Zusätzlich zu Steifigkeit, Festigkeit und Fertigungsaspekten wurde auch die Aufprallsicherheit solcher Rahmenstrukturen in der Entwurfsoptimierung mitbetrachtet. Mit den in den Teilprojekten C6 und A3 entwickelten Werkstoffmodellen wurden energieabsorbierende Bauteile nach strukturmechanischen und fertigungstechnischen Kriterien optimiert. Zur Fertigung dieser sowie weiterer komplexerer aufprallbeanspruchter Strukturen eignete sich die Prozesskette des SFB/TR10, die Umform-, Trenn- und Fügevorgänge (inline) integriert. Sowohl quasistatische als auch dynamische Versuche wurden gemeinsam mit anderen Teilprojekten durchgeführt, um die verwendeten Werkstoff- und Simulationsmodelle zu verifizieren. Um die rechenaufwendigen Crashsimulationen (große dynamische und nichtlineare Modellgleichungen) innerhalb der Entwurfsoptimierungsschleife zu ermöglichen, wurden zeitreduzierende Approximationsmethoden zusammen mit parallelisiertem Rechnen angewendet und weiterentwickelt.

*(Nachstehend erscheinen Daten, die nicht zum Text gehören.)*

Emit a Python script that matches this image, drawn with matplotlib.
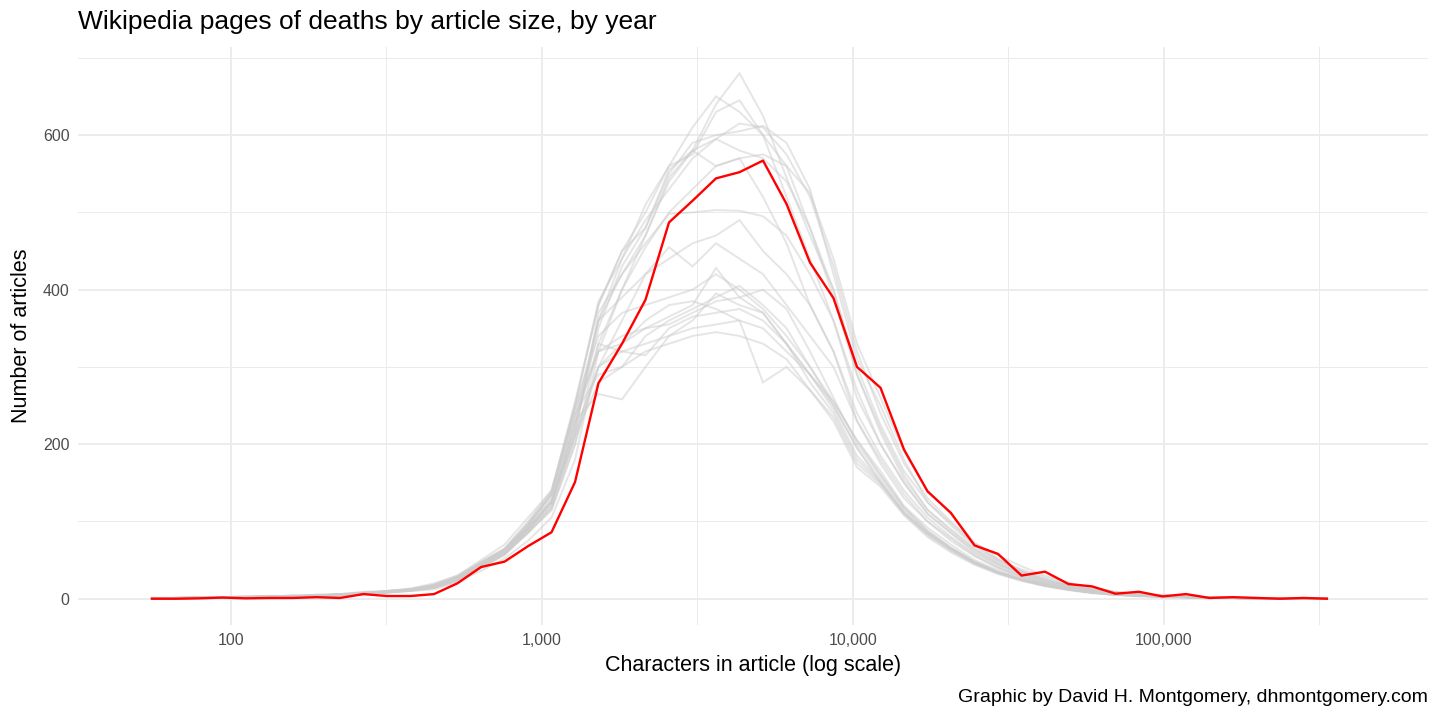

Die durchgeführten Untersuchungen und Entwurfsoptimierungen zeigten, wie relativ geringe Streuungen der Fließgrenze und der Verfestigungsparameter des Werkstoffmodells sowie der Aufprallbelastung zu deutlich verändertem Crashverhalten führen. Diese Unsicherheiten wurden mit den hier entwickelten Methoden abgebildet und dadurch wurde deren Auswirkung auf den Entwurf mitberücksichtigt. Aussagen bezüglich des geeigneten Straffens von Fertigungstoleranzen und -prozessen und einer daraus resultierenden verminderten Streuung wurden getroffen. Hierdurch wurde eine optimale Geometrie anforderungsgerecht entwickelt, dabei die Robustheit erhöht und der Einfluss der Unsicherheiten reduziert. Eine solche Maßnahme zur Begrenzung der Unsicherheiten waren Auslösemechanismen bei den oben erwähnten Stauchrohren. Hiermit wurden die im Entwurf festgelegten Faltmoden durch eingebrachte Imperfektionen ausgelöst, z. B. mittels Querschnittgeometrie- und Wandstärkenvariationen in Extrusionsrichtung. Ein interessanter Nebeneffekt der Robustheitserhöhung des Strukturverhaltens waren auch stabilere und zuverlässigere Simulationen mit FEM, beispielsweise gegenüber Vernetzungsänderungen.
Die ganzheitliche Betrachtung von Leichtbaustrukturen mit aufwendigen expliziten FEA, insbesondere mit der Betrachtung von fertigungstechnischen Aspekten unter Unsicherheiten, stellte eine Herausforderung in der Entwurfsoptimierung dar. Mit geeigneten Optimierungsalgorithmen sowie Approximationsmethoden und parallelisiertem Rechnen konnten optimale Geometrien stranggepresster Stauchrohre sowie komplexer Leichtbaustrukuren aus stranggepressten Profilen wie das Stoßfänger-Aufprallabsorber-System ermittelt werden. Die optimalen fertigungsgerechten Strukturen nutzten und nutzen den flexiblen SFB/TR10-Fertigungsprozess, einschließlich dessen Möglichkeiten geschickter Wandstärken- und Querschnittvariationen.